Write out each line word for word. Drop pictures.

- Data provided:
* * *

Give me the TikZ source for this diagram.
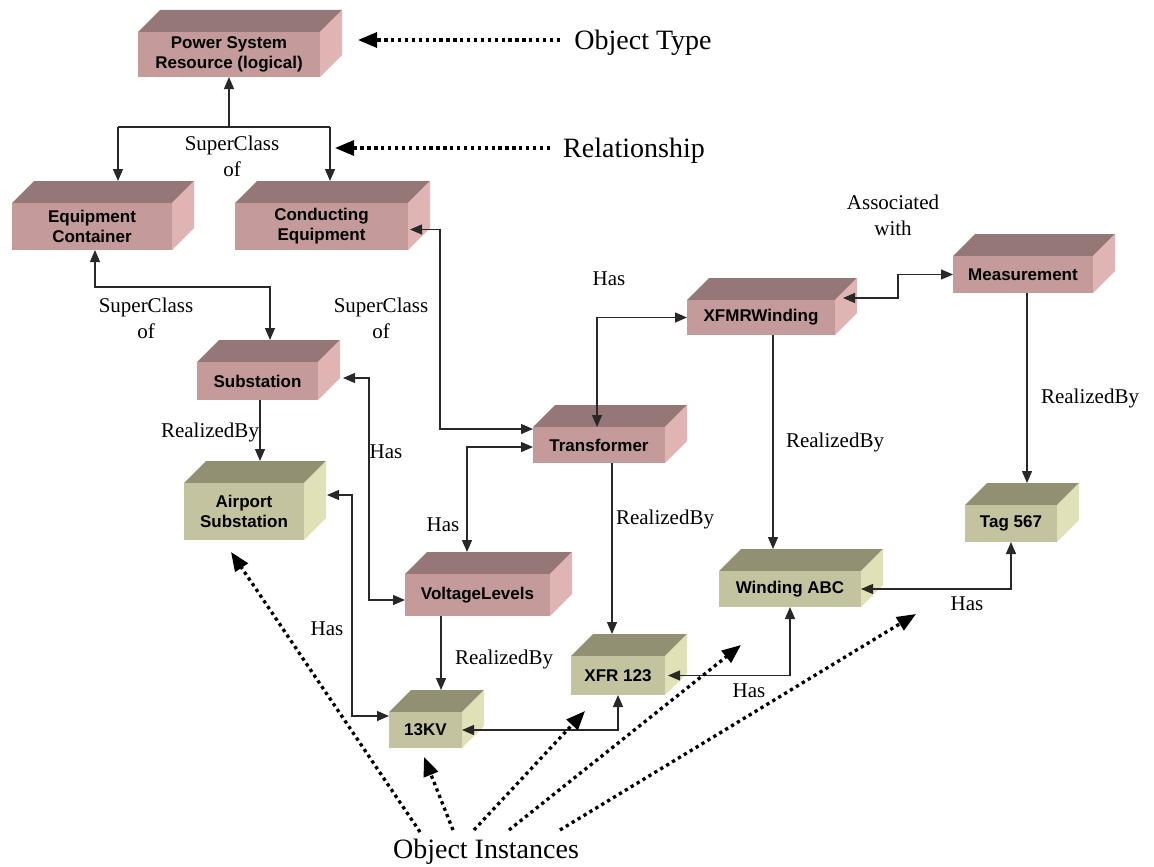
\documentclass[tikz,border=0pt]{standalone}
\usepackage{fontspec}
\setmainfont{Liberation Serif}
\newfontfamily\boxfont{Liberation Sans}
\usetikzlibrary{arrows.meta,calc}
\definecolor{pfront}{RGB}{196,154,154}
\definecolor{ptop}{RGB}{150,119,119}
\definecolor{pside}{RGB}{225,180,180}
\definecolor{gfront}{RGB}{196,195,159}
\definecolor{gtop}{RGB}{146,144,115}
\definecolor{gside}{RGB}{225,225,184}
\definecolor{linec}{RGB}{40,40,40}
\tikzset{
  boxtext/.style={inner sep=0pt, outer sep=0pt, align=center, text=black,
    font=\boxfont\bfseries\fontsize{17}{20}\selectfont},
  ptop/.style={fill=ptop}, pside/.style={fill=pside},
  gtop/.style={fill=gtop}, gside/.style={fill=gside},
  conn/.style={draw=linec, line width=1.3pt, >={Triangle[length=12pt,width=10pt]}},
  dotarr/.style={draw=black, line width=3.3pt, dash pattern=on 3.3pt off 3.6pt,
    -{Triangle[length=19pt,width=15pt]}},
  lbl/.style={align=center, inner sep=0pt, font=\fontsize{21}{26}\selectfont},
  big/.style={inner sep=0pt, font=\fontsize{28}{32}\selectfont, anchor=base},
}
\def\dd{22}
\newcommand\mkbox[7]{%
  \pgfmathsetmacro\bw{#4-#2}%
  \pgfmathsetmacro\bh{#5-#3}%
  \pgfmathsetmacro\bx{(#2+#4)/2}%
  \pgfmathsetmacro\by{(#3+#5)/2}%
  \fill[#6top] (#2,#3) -- ++(\dd,-\dd) -- ++(\bw,0) -- (#4,#3) -- cycle;
  \fill[#6side] (#4,#3) -- ++(\dd,-\dd) -- ++(0,\bh) -- (#4,#5) -- cycle;
  \node[boxtext, fill=#6front, minimum width=\bw pt, minimum height=\bh pt] (#1) at (\bx,\by) {#7};
  \coordinate (#1t) at (\bx+\dd,#3-\dd);
}
\begin{document}
\begin{tikzpicture}[x=1pt,y=-1pt]
\useasboundingbox[fill=white] (0,0) rectangle (1154,867);
% boxes
\mkbox{ps}{138}{32}{320}{77}{p}{Power System\\Resource (logical)}
\mkbox{ec}{12}{203}{172}{250}{p}{Equipment\\Container}
\mkbox{ce}{235}{203}{408}{250}{p}{Conducting\\Equipment}
\mkbox{sub}{197}{362}{318}{400}{p}{Substation}
\mkbox{air}{184}{483}{304}{540}{g}{Airport\\Substation}
\mkbox{tr}{533}{427}{665}{463}{p}{Transformer}
\mkbox{xw}{687}{300}{835}{335}{p}{XFMRWinding}
\mkbox{me}{953}{256}{1093}{293}{p}{Measurement}
\mkbox{vl}{405}{574}{550}{616}{p}{VoltageLevels}
\mkbox{kv}{389}{712}{462}{748}{g}{13KV}
\mkbox{xfr}{571}{656}{665}{695}{g}{XFR 123}
\mkbox{wa}{719}{571}{861}{607}{g}{Winding ABC}
\mkbox{tag}{965}{505}{1057}{542}{g}{Tag 567}
% superclass tree
\coordinate (jL) at (118,127);
\coordinate (jR) at (330,127);
\draw[conn,->] (ps.south |- jL) -- (ps.south);
\draw[conn] (jL) -- (jR);
\draw[conn,->] (jL) -- (jL |- ect);
\draw[conn,->] (jR) -- (jR |- cet);
% connectors
\draw[conn,<->] ([xshift=3pt]ec.south) -- ++(0,37) -| ([xshift=-9.5pt]subt);
\draw[conn,<->] ([xshift=2pt,yshift=-3pt]ce.east) -- ++(30,0) |- ([yshift=-2pt]tr.north west);
\draw[conn,<->] ([xshift=-2pt]tr.north) |- (xw.west);
\draw[conn,<->] ([xshift=8pt,yshift=19.5pt]xw.east) -- ++(55,0) |- (me.west);
\draw[conn,->] ([xshift=12pt]xw.south) -- ([xshift=12pt]xw.south |- wat);
\draw[conn,->] ([xshift=4pt]me.south) -- ([xshift=4pt]me.south |- tagt);
\draw[conn,->] ([xshift=2.5pt]sub.south) -- ([xshift=2.5pt]sub.south |- airt);
\draw[conn,<->] ([xshift=25pt,yshift=3pt]sub.east) -- ++(26,0) |- ([yshift=-5pt]vl.west);
\draw[conn,<->] ([yshift=-2pt]tr.west) -| ([xshift=-32.5pt]vlt);
\coordinate (kk) at ([xshift=-6.5pt]kvt);
\draw[conn,->] (vl.south -| kk) -- (kk);
\draw[conn,->] ([xshift=13pt]tr.south) -- ([xshift=13pt]tr.south |- xfrt);
\draw[conn,<->] ([xshift=23pt,yshift=16.5pt]air.east) -- ++(25,0) |- ([yshift=14pt]kv.west);
\draw[conn,<->] (kv.east) -| (xfr.south);
\draw[conn,<->] ([xshift=3pt]xfr.east) -| (wa.south);
\draw[conn,<->] (wa.east) -| (tag.south);
% labels
\node[lbl] (l1) at (232,156) {SuperClass\\of};
\node[lbl] (l2) at (146,318) {SuperClass\\of};
\node[lbl] (l3) at (381,318) {SuperClass\\of};
\node[lbl] (l4) at (609,279) {Has};
\node[lbl] (l5) at (893,215) {Associated\\with};
\node[lbl] (l6) at (835,442) {RealizedBy};
\node[lbl] (l7) at (1090,398) {RealizedBy};
\node[lbl] (l8) at (210,432) {RealizedBy};
\node[lbl] (l9) at (386,452) {Has};
\node[lbl] (l10) at (443,525) {Has};
\node[lbl] (l11) at (504,659) {RealizedBy};
\node[lbl] (l12) at (665,519) {RealizedBy};
\node[lbl] (l13) at (327,629) {Has};
\node[lbl] (l14) at (749,691) {Has};
\node[lbl] (l15) at (967,604) {Has};
% legends
\node[big] (ot) at (643,49) {Object Type};
\node[big] (rel) at (634,157) {Relationship};
\node[big] (oi) at (486,858) {Object Instances};
\coordinate (otS) at (560,40);
\coordinate (otE) at (358,40);
\draw[dotarr] (otS) -- (otE);
\coordinate (relS) at (550,148);
\coordinate (relE) at (335,148);
\draw[dotarr] (relS) -- (relE);
\coordinate (o1) at (420,832);
\coordinate (o2) at (453,830);
\coordinate (o3) at (474,830);
\coordinate (o4) at (509,830);
\coordinate (o5) at (560,830);
\coordinate (t1) at (231,552);
\coordinate (t2) at (424,757);
\coordinate (t3) at (585,711);
\coordinate (t4) at (741,645);
\coordinate (t5) at (916,614);
\draw[dotarr] (o1) -- (t1);
\draw[dotarr] (o2) -- (t2);
\draw[dotarr] (o3) -- (t3);
\draw[dotarr] (o4) -- (t4);
\draw[dotarr] (o5) -- (t5);
\end{tikzpicture}
\end{document}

* * *

- Solution to this exercise:
Give me the TikZ source for this diagram.
\documentclass[tikz,border=0pt]{standalone}
\usepackage{fontspec}
\setmainfont{Liberation Serif}
\newfontfamily\boxfont{Liberation Sans}
\usetikzlibrary{arrows.meta,calc}
\definecolor{pfront}{RGB}{196,154,154}
\definecolor{ptop}{RGB}{150,119,119}
\definecolor{pside}{RGB}{225,180,180}
\definecolor{gfront}{RGB}{196,195,159}
\definecolor{gtop}{RGB}{146,144,115}
\definecolor{gside}{RGB}{225,225,184}
\definecolor{linec}{RGB}{40,40,40}
\tikzset{
  boxtext/.style={inner sep=0pt, outer sep=0pt, align=center, text=black,
    font=\boxfont\bfseries\fontsize{17}{20}\selectfont},
  ptop/.style={fill=ptop}, pside/.style={fill=pside},
  gtop/.style={fill=gtop}, gside/.style={fill=gside},
  conn/.style={draw=linec, line width=1.3pt, >={Triangle[length=12pt,width=10pt]}},
  dotarr/.style={draw=black, line width=3.3pt, dash pattern=on 3.3pt off 3.6pt,
    -{Triangle[length=19pt,width=15pt]}},
  lbl/.style={align=center, inner sep=0pt, font=\fontsize{21}{26}\selectfont},
  big/.style={inner sep=0pt, font=\fontsize{28}{32}\selectfont, anchor=base},
}
\def\dd{22}
\newcommand\mkbox[7]{%
  \pgfmathsetmacro\bw{#4-#2}%
  \pgfmathsetmacro\bh{#5-#3}%
  \pgfmathsetmacro\bx{(#2+#4)/2}%
  \pgfmathsetmacro\by{(#3+#5)/2}%
  \fill[#6top] (#2,#3) -- ++(\dd,-\dd) -- ++(\bw,0) -- (#4,#3) -- cycle;
  \fill[#6side] (#4,#3) -- ++(\dd,-\dd) -- ++(0,\bh) -- (#4,#5) -- cycle;
  \node[boxtext, fill=#6front, minimum width=\bw pt, minimum height=\bh pt] (#1) at (\bx,\by) {#7};
  \coordinate (#1t) at (\bx+\dd,#3-\dd);
}
\begin{document}
\begin{tikzpicture}[x=1pt,y=-1pt]
\useasboundingbox[fill=white] (0,0) rectangle (1154,867);
% boxes
\mkbox{ps}{138}{32}{320}{77}{p}{Power System\\Resource (logical)}
\mkbox{ec}{12}{203}{172}{250}{p}{Equipment\\Container}
\mkbox{ce}{235}{203}{408}{250}{p}{Conducting\\Equipment}
\mkbox{sub}{197}{362}{318}{400}{p}{Substation}
\mkbox{air}{184}{483}{304}{540}{g}{Airport\\Substation}
\mkbox{tr}{533}{427}{665}{463}{p}{Transformer}
\mkbox{xw}{687}{300}{835}{335}{p}{XFMRWinding}
\mkbox{me}{953}{256}{1093}{293}{p}{Measurement}
\mkbox{vl}{405}{574}{550}{616}{p}{VoltageLevels}
\mkbox{kv}{389}{712}{462}{748}{g}{13KV}
\mkbox{xfr}{571}{656}{665}{695}{g}{XFR 123}
\mkbox{wa}{719}{571}{861}{607}{g}{Winding ABC}
\mkbox{tag}{965}{505}{1057}{542}{g}{Tag 567}
% superclass tree
\coordinate (jL) at (118,127);
\coordinate (jR) at (330,127);
\draw[conn,->] (ps.south |- jL) -- (ps.south);
\draw[conn] (jL) -- (jR);
\draw[conn,->] (jL) -- (jL |- ect);
\draw[conn,->] (jR) -- (jR |- cet);
% connectors
\draw[conn,<->] ([xshift=3pt]ec.south) -- ++(0,37) -| ([xshift=-9.5pt]subt);
\draw[conn,<->] ([xshift=2pt,yshift=-3pt]ce.east) -- ++(30,0) |- ([yshift=-2pt]tr.north west);
\draw[conn,<->] ([xshift=-2pt]tr.north) |- (xw.west);
\draw[conn,<->] ([xshift=8pt,yshift=19.5pt]xw.east) -- ++(55,0) |- (me.west);
\draw[conn,->] ([xshift=12pt]xw.south) -- ([xshift=12pt]xw.south |- wat);
\draw[conn,->] ([xshift=4pt]me.south) -- ([xshift=4pt]me.south |- tagt);
\draw[conn,->] ([xshift=2.5pt]sub.south) -- ([xshift=2.5pt]sub.south |- airt);
\draw[conn,<->] ([xshift=25pt,yshift=3pt]sub.east) -- ++(26,0) |- ([yshift=-5pt]vl.west);
\draw[conn,<->] ([yshift=-2pt]tr.west) -| ([xshift=-32.5pt]vlt);
\coordinate (kk) at ([xshift=-6.5pt]kvt);
\draw[conn,->] (vl.south -| kk) -- (kk);
\draw[conn,->] ([xshift=13pt]tr.south) -- ([xshift=13pt]tr.south |- xfrt);
\draw[conn,<->] ([xshift=23pt,yshift=16.5pt]air.east) -- ++(25,0) |- ([yshift=14pt]kv.west);
\draw[conn,<->] (kv.east) -| (xfr.south);
\draw[conn,<->] ([xshift=3pt]xfr.east) -| (wa.south);
\draw[conn,<->] (wa.east) -| (tag.south);
% labels
\node[lbl] (l1) at (232,156) {SuperClass\\of};
\node[lbl] (l2) at (146,318) {SuperClass\\of};
\node[lbl] (l3) at (381,318) {SuperClass\\of};
\node[lbl] (l4) at (609,279) {Has};
\node[lbl] (l5) at (893,215) {Associated\\with};
\node[lbl] (l6) at (835,442) {RealizedBy};
\node[lbl] (l7) at (1090,398) {RealizedBy};
\node[lbl] (l8) at (210,432) {RealizedBy};
\node[lbl] (l9) at (386,452) {Has};
\node[lbl] (l10) at (443,525) {Has};
\node[lbl] (l11) at (504,659) {RealizedBy};
\node[lbl] (l12) at (665,519) {RealizedBy};
\node[lbl] (l13) at (327,629) {Has};
\node[lbl] (l14) at (749,691) {Has};
\node[lbl] (l15) at (967,604) {Has};
% legends
\node[big] (ot) at (643,49) {Object Type};
\node[big] (rel) at (634,157) {Relationship};
\node[big] (oi) at (486,858) {Object Instances};
\coordinate (otS) at (560,40);
\coordinate (otE) at (358,40);
\draw[dotarr] (otS) -- (otE);
\coordinate (relS) at (550,148);
\coordinate (relE) at (335,148);
\draw[dotarr] (relS) -- (relE);
\coordinate (o1) at (420,832);
\coordinate (o2) at (453,830);
\coordinate (o3) at (474,830);
\coordinate (o4) at (509,830);
\coordinate (o5) at (560,830);
\coordinate (t1) at (231,552);
\coordinate (t2) at (424,757);
\coordinate (t3) at (585,711);
\coordinate (t4) at (741,645);
\coordinate (t5) at (916,614);
\draw[dotarr] (o1) -- (t1);
\draw[dotarr] (o2) -- (t2);
\draw[dotarr] (o3) -- (t3);
\draw[dotarr] (o4) -- (t4);
\draw[dotarr] (o5) -- (t5);
\end{tikzpicture}
\end{document}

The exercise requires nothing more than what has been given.